La presión de los consumidores ha llevado a los productores a esforzarse para reducir el impacto ambiental de la producción de textiles —como el auge del poliéster reciclado, hecho a base de botellas de esta sustancia— pero hay otros factores. El más importante es que gran parte de la producción textil mundial se ha trasladado a países como Indonesia, India o China. Estas factorías no solo tienen, por norma general, peores condiciones de trabajo, sino que además, en muchos casos, los estándares medioambientales son igualmente malos.

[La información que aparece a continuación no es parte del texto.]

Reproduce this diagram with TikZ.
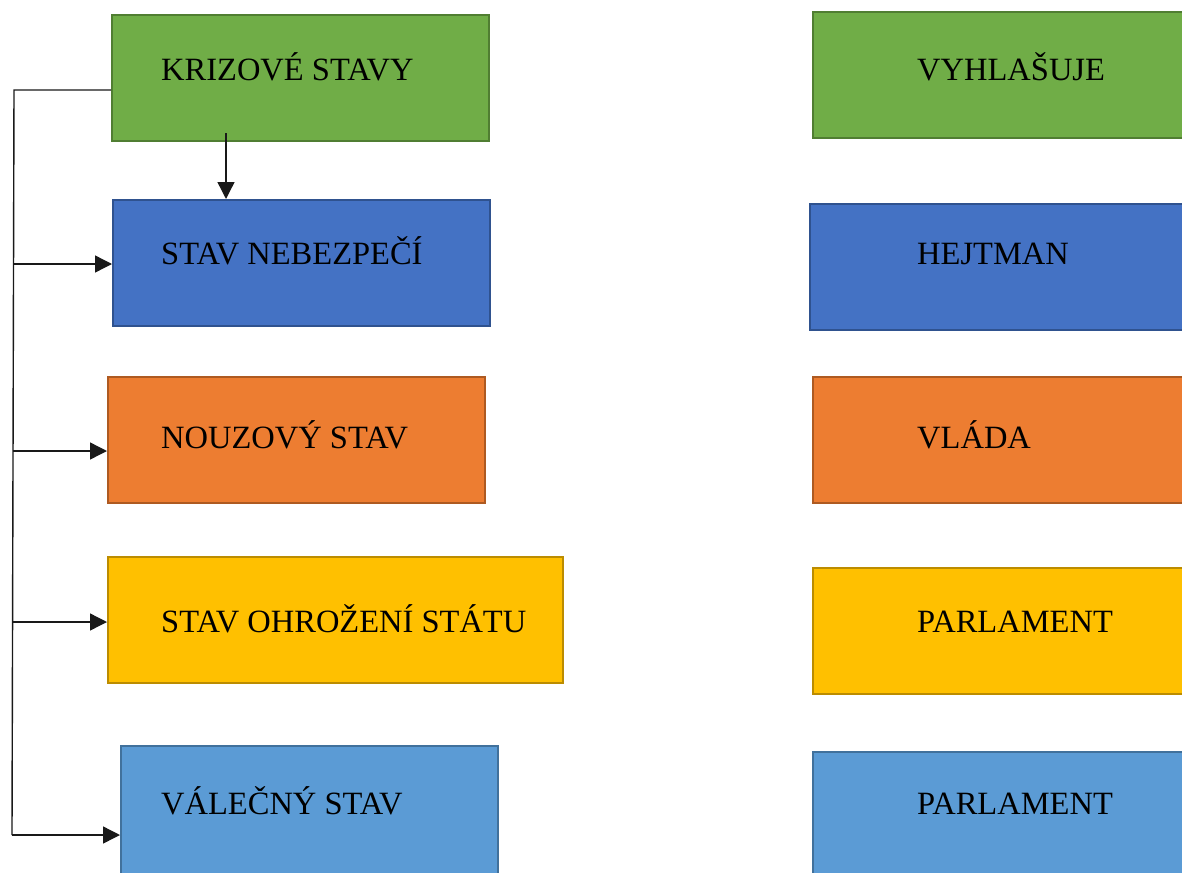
\documentclass[tikz,border=0pt]{standalone}
\usepackage{fontspec}
\setmainfont{Liberation Serif}
\usetikzlibrary{arrows.meta}
\definecolor{gfill}{HTML}{70AD47}\definecolor{gdraw}{HTML}{507E32}
\definecolor{bfill}{HTML}{4472C4}\definecolor{bdraw}{HTML}{2F528F}
\definecolor{ofill}{HTML}{ED7D31}\definecolor{odraw}{HTML}{AE5A21}
\definecolor{yfill}{HTML}{FFC000}\definecolor{ydraw}{HTML}{BC8C00}
\definecolor{lfill}{HTML}{5B9BD5}\definecolor{ldraw}{HTML}{41719C}
\tikzset{
  box/.style={rectangle, anchor=north west, line width=2.2pt, inner sep=0pt, minimum height=126pt},
  gbox/.style={box, fill=gfill, draw=gdraw},
  bbox/.style={box, fill=bfill, draw=bdraw},
  obox/.style={box, fill=ofill, draw=odraw},
  ybox/.style={box, fill=yfill, draw=ydraw},
  lbox/.style={box, fill=lfill, draw=ldraw},
  lbl/.style={anchor=base west, inner sep=0pt, font=\fontsize{32.5}{38}\selectfont},
  conn/.style={line width=1.4pt, draw=black!90},
  arr/.style={conn, -{Triangle[length=17pt,width=17pt]}}
}
\begin{document}
\begin{tikzpicture}[x=1pt,y=-1pt]
\useasboundingbox (0,0) rectangle (1182,872);
\clip (0,0) rectangle (1182,872);
% left column
\node[gbox, minimum width=377pt] (k) at (111,14) {};
\node[bbox, minimum width=377pt] (sn) at (112,199) {};
\node[obox, minimum width=377pt] (ns) at (107,376) {};
\node[ybox, minimum width=455pt] (so) at (107,556) {};
\node[lbox, minimum width=377pt, minimum height=140pt] (vs) at (120,745) {};
\node[lbl] (tk) at (161,81) {KRIZOVÉ STAVY};
\node[lbl] (tsn) at (161,264) {STAV NEBEZPEČÍ};
\node[lbl] (tns) at (161,448) {NOUZOVÝ STAV};
\node[lbl] (tso) at (161,632) {STAV OHROŽENÍ STÁTU};
\node[lbl] (tvs) at (161,814) {VÁLEČNÝ STAV};
% right column
\node[gbox, minimum width=400pt] (vy) at (812,11) {};
\node[bbox, minimum width=400pt] (hj) at (809,203) {};
\node[obox, minimum width=400pt] (vl) at (812,376) {};
\node[ybox, minimum width=400pt] (p1) at (812,567) {};
\node[lbox, minimum width=400pt, minimum height=140pt] (p2) at (812,751) {};
\node[lbl] (tvy) at (917,81) {VYHLAŠUJE};
\node[lbl] (thj) at (917,264) {HEJTMAN};
\node[lbl] (tvl) at (917,448) {VLÁDA};
\node[lbl] (tp1) at (917,632) {PARLAMENT};
\node[lbl] (tp2) at (917,814) {PARLAMENT};
% connectors
\coordinate (top) at (14,90);
\coordinate (bot) at (12,835);
\coordinate (a1) at (13.5,264);
\coordinate (a2) at (12.8,451);
\coordinate (a3) at (12.5,622);
\coordinate (d) at (226,133);
\draw[conn] (top -| k.west) -- (top) -- (bot);
\draw[arr] (a1) -- (a1 -| sn.west);
\draw[arr] (a2) -- (a2 -| ns.west);
\draw[arr] (a3) -- (a3 -| so.west);
\draw[arr] (bot) -- (bot -| vs.west);
\draw[arr] (d) -- (d |- sn.north);
\end{tikzpicture}
\end{document}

Y esto contribuye a aumentar la huella de emisiones de gases de efecto invernadero. Según la organización Carbon Trust, la producción de ropa emite un total global de 350 millones de toneladas de dióxido de carbono al año. La misma organización afirma que producir una camiseta de algodón de 250 gramos lanza a la atmósfera seis kilos de CO2, el equivalente a conducir un coche promedio durante 38 kilómetros.
Todos estos factores hacen que cada vez más gente se lo piense dos veces a la hora de ir a comprar. Movimientos como el Slow Fashion abogan por comprar ropa fabricada con materiales obtenidos de forma sostenible y elaborada de forma responsable. También crecen los comercios que venden productos textiles obtenidos a través del reciclaje.
Pero la forma más sencilla de reducir el impacto ambiental de lo que vestimos es seguir la fórmula que seguíamos antes del boom de la ropa barata: elegir lo que se compra y cuidarlo bien. “La ropa de calidad y larga duración ofrece una posibilidad real de reducir emisiones de dióxido de carbono”, señalan de Carbon Trust. Comprar un pequeño estuche de costura y aprender a solventar los pequeños rotos y descosidos es el primer paso. Un estudio de la Universidad Aalto de Helsinki (Finlandia), apunta que poder personalizar o incluso mejorar nuestro vestuario hace que apreciemos más la ropa que tenemos. “Los productos que sean fácilmente personalizables pueden crear un vínculo emocional con el usuario”, señala la investigación.
En una pequeña tienda de reparación de ropas en el centro de Madrid, Rosa, la encargada, afirma que ese vínculo emocional aún existe para mucha gente. “Hay gente que le tiene cariño a la ropa que hereda de sus familiares o que recibe de regalo”, apunta. “Son esas ropas las que más se llevan a arreglar”.